Bu sırada 4. Levent bambaşka bir biçimde gelişmeye başladı. Daha yoğun konut blokları, apartmanlaşma ve yeni imar düzenleriyle 4. Levent kendi kimliğini oluşturdu. 1. Levent “eski bahçeli evler” olarak anılırken, 4. Levent artık “modern şehir”i temsil ediyordu. Bu karşıtlık, ortadaki 2. ve 3. etapların adeta “gölgeye düşmesine” neden oldu.
2000’li yılların sonuna gelindiğinde Levent markası yeniden canlandı. Ancak bu kez proje artık kamu eliyle değil, özel sektör yatırımlarıyla geliştiriliyordu. 5. Levent, Emlak Konut GYO tarafından planlanan yeni nesil bir “kentsel dönüşüm ve toplu konut” alanı olarak ortaya çıktı.

KENTSEL DÖNÜŞÜMLE SİLİNEN SINIRLAR
1980’lerden itibaren İstanbul hızla büyüdü; Levent çevresi de finans merkezine dönüşmeye başladı. İlk etaplarda yer alan müstakil evler, yerlerini ofis binalarına ve yüksek katlı yapılara bıraktı.
Bu dönüşüm sırasında imar planları defalarca değiştirildi, eski parsel sınırları yok oldu, caddeler yeni akslarla birleştirildi. Böylece 2. ve 3. Levent’in haritadaki izleri bile silikleşti. Artık bölge “Levent Mahallesi” ya da “Esentepe – Büyükdere Caddesi çevresi” olarak anılıyordu.
Yalnızca bazı tapu kayıtlarında veya eski plan çizimlerinde “2. Levent Etabı” ya da “3. Levent Alanı” ifadeleri görülebiliyordu.

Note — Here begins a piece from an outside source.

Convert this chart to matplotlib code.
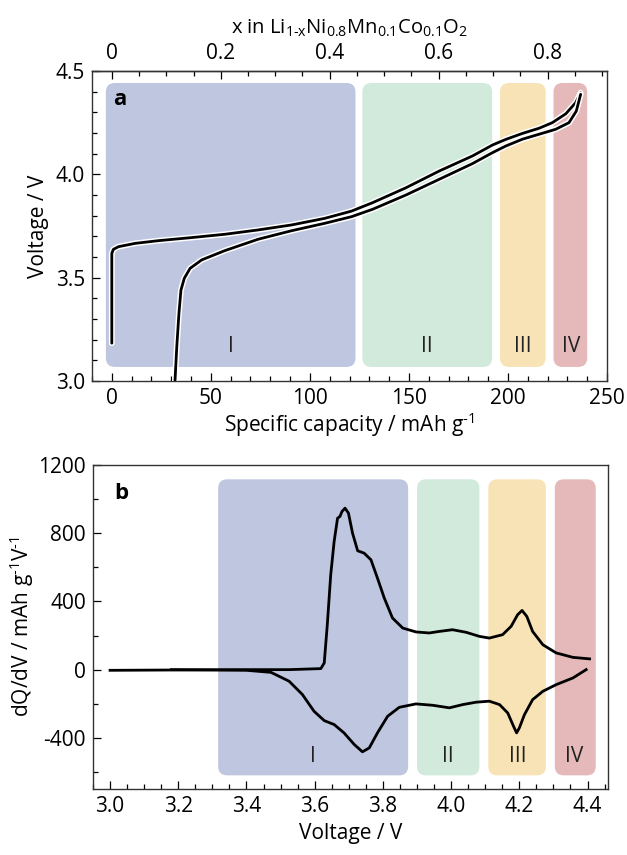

UNUTULUŞUN SOSYOLOJİK YÜZÜ
Levent’in “kayıp etapları”nın unutuluşu yalnızca fiziki değil, sosyolojik bir sürecin de sonucuydu.
Levent’in eski sahipleri, çoğunlukla memur ve orta sınıf ailelerdi. Zamanla kuşak değişti, mülkler el değiştirdi.
Yeni gelenler artık “Levent’te oturuyorum” diyordu — “2. Levent’te” ya da “3. Levent’te” değil.
Yani semt kimliği etaplardan daha baskın hale geldi.
Levent ise toplu konut kimliğinden çıkıp, iş merkezlerine, gökdelenlere, alışveriş merkezlerine dönüştü. Bu da kentsel bellekte “Levent” adını yeniden tanımladı: artık “iş bölgesi” demekti.

BUGÜN 2. VE 3. LEVENT NEREDE?
Teknik olarak, 2. ve 3. etaplar hâlâ var.
Levent’in kuzeyinde, Nispetiye Caddesi’nden Ortaköy vadisine doğru uzanan bölgede, eski planlı parsellerin bir kısmı hâlâ mevcut.
Bu alanlarda hâlâ 1950’lerden kalma birkaç tipik Emlak Kredi evi bulunur. Ancak büyük çoğunluğu yıkılarak modern villalar, siteler veya ofis binalarıyla yer değiştirmiştir.
Bugün o sokaklarda yürürken belki “2. Levent” tabelasını göremezsiniz, ama evlerin planları, bahçe sınırları ve yol dokusu hâlâ ilk planlamanın izlerini taşır.